Teaching a Neural Network to play a game using Q-learning

In this blog post we will walk through how to build an AI that can play a computer game with a Neural Network and Q-Learning. We will expand our game from the Teaching an AI to play a simple game using Q-learning blog post to be more complex by introducing an extra dimension. To get the most out of this blog post I recommend reading the previous post first.

The full source for this example is available on Github here. Note the Neural Network version of the reinforcement learning algorithm is in the neuralnetwork branch.

The game

Our game is a simple “catch the cheese” console game where the player P must move to catch the cheese C without falling into the pit O. The player gets one point of each cheese he finds and minus one point for every time he falls into the pit. The game ends if the user gets either 5 points or -5 points.
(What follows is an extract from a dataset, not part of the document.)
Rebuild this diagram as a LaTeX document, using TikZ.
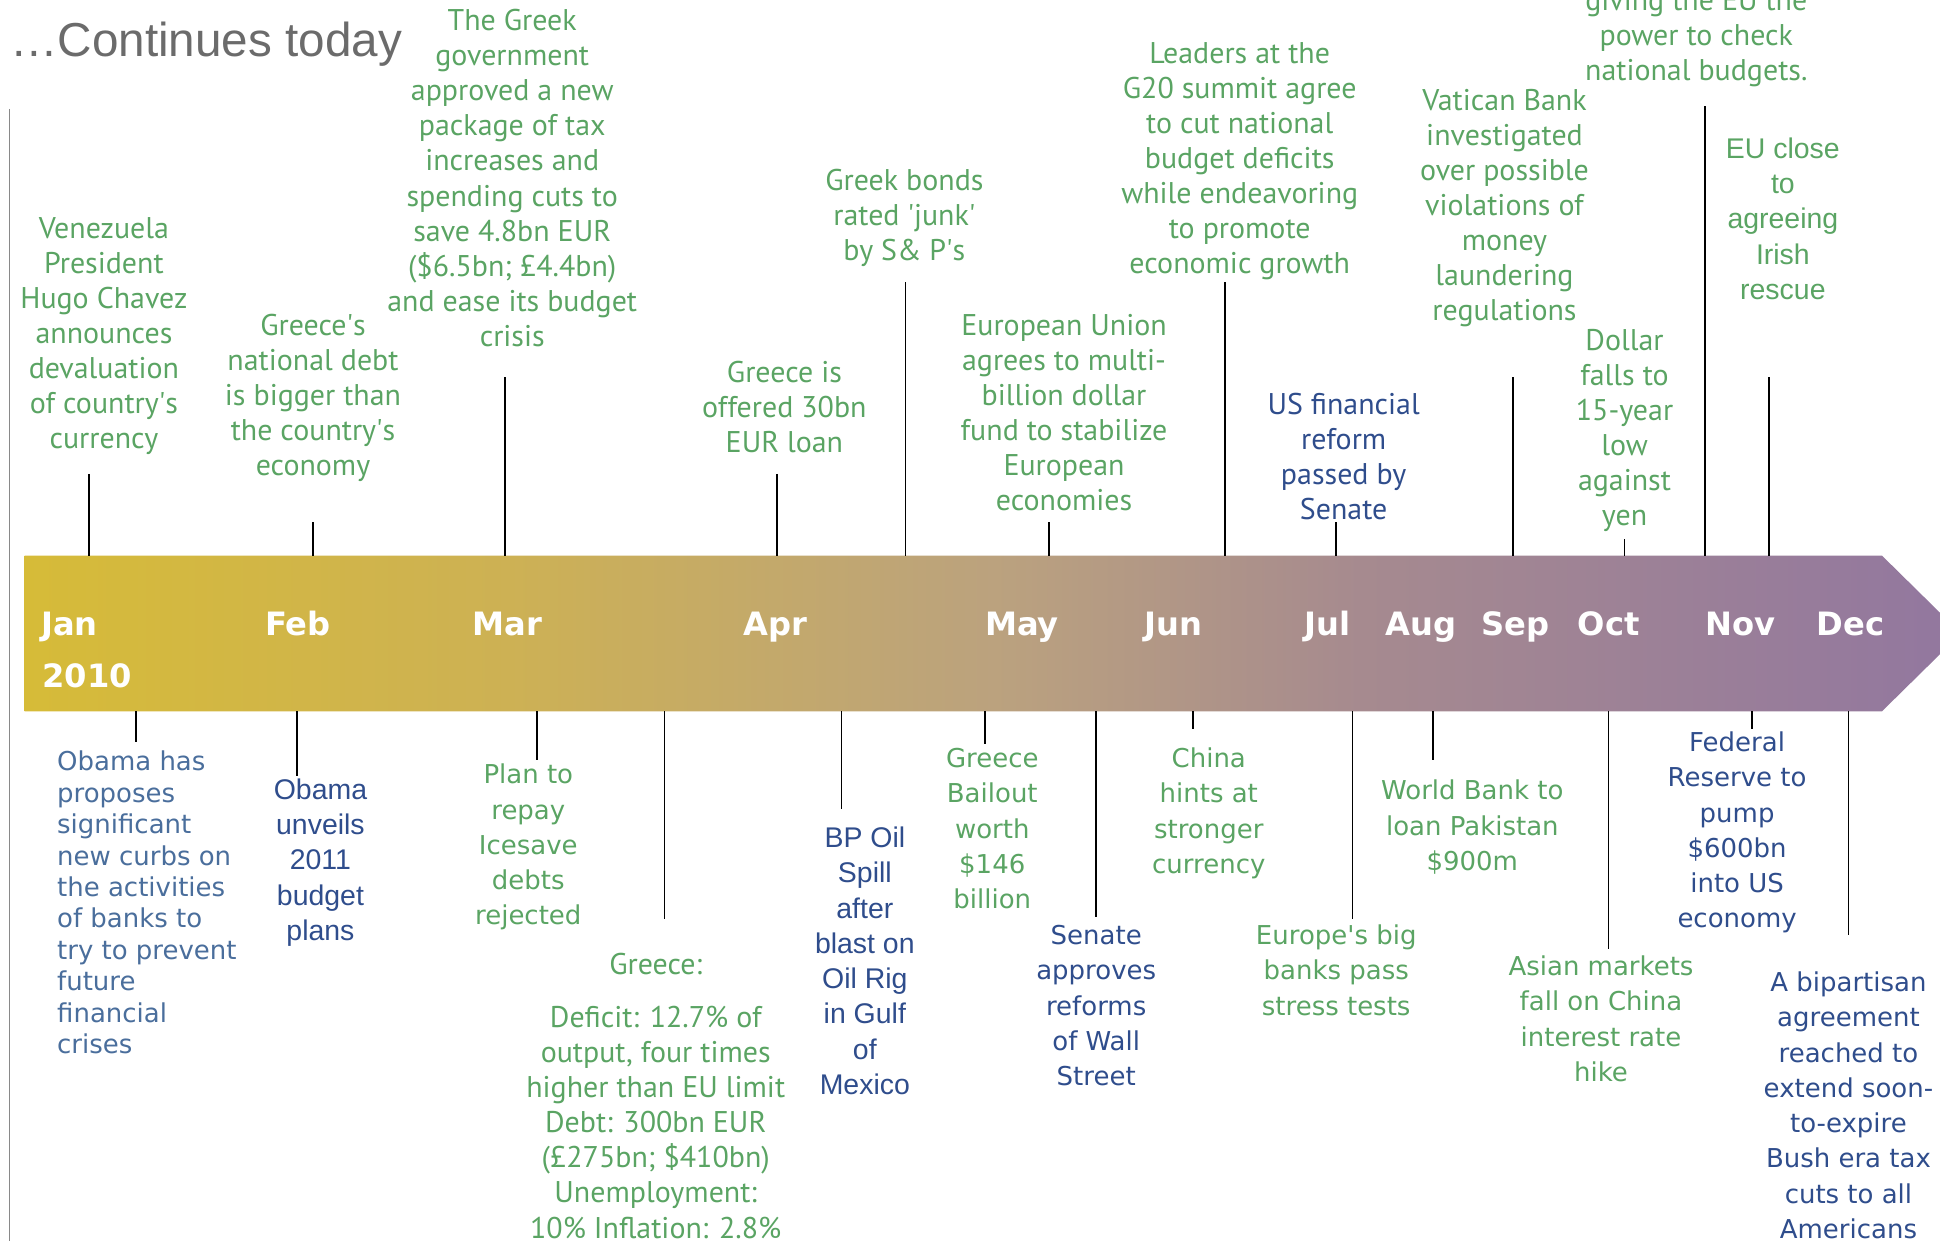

As mentioned above we are expanding our original game with a new dimension so the player can now move up, down, left and right. This gif shows a human player playing the new game.

This gif shows a human player playing the game.

Reinforcement Learning with a Neural Network

In a previous post we build an AI using the q-learning algorithm with a q-table. That algorithm used the q-table to lookup the optimal next action based on the current state of the game (for a refresher on how the q-learning algorithm works go here). While this works fine for simple games, as the complexity of the game grows so does the q-table. This is because the q-table must contain q-values for each possible action A at each possible state S of the game.

One alternative approach is to replace the table lookup with a Neural Network. Our Neural Network would take a state S and an action A as input and output the q-value, that is the possible reward, for taking the action A at the state S.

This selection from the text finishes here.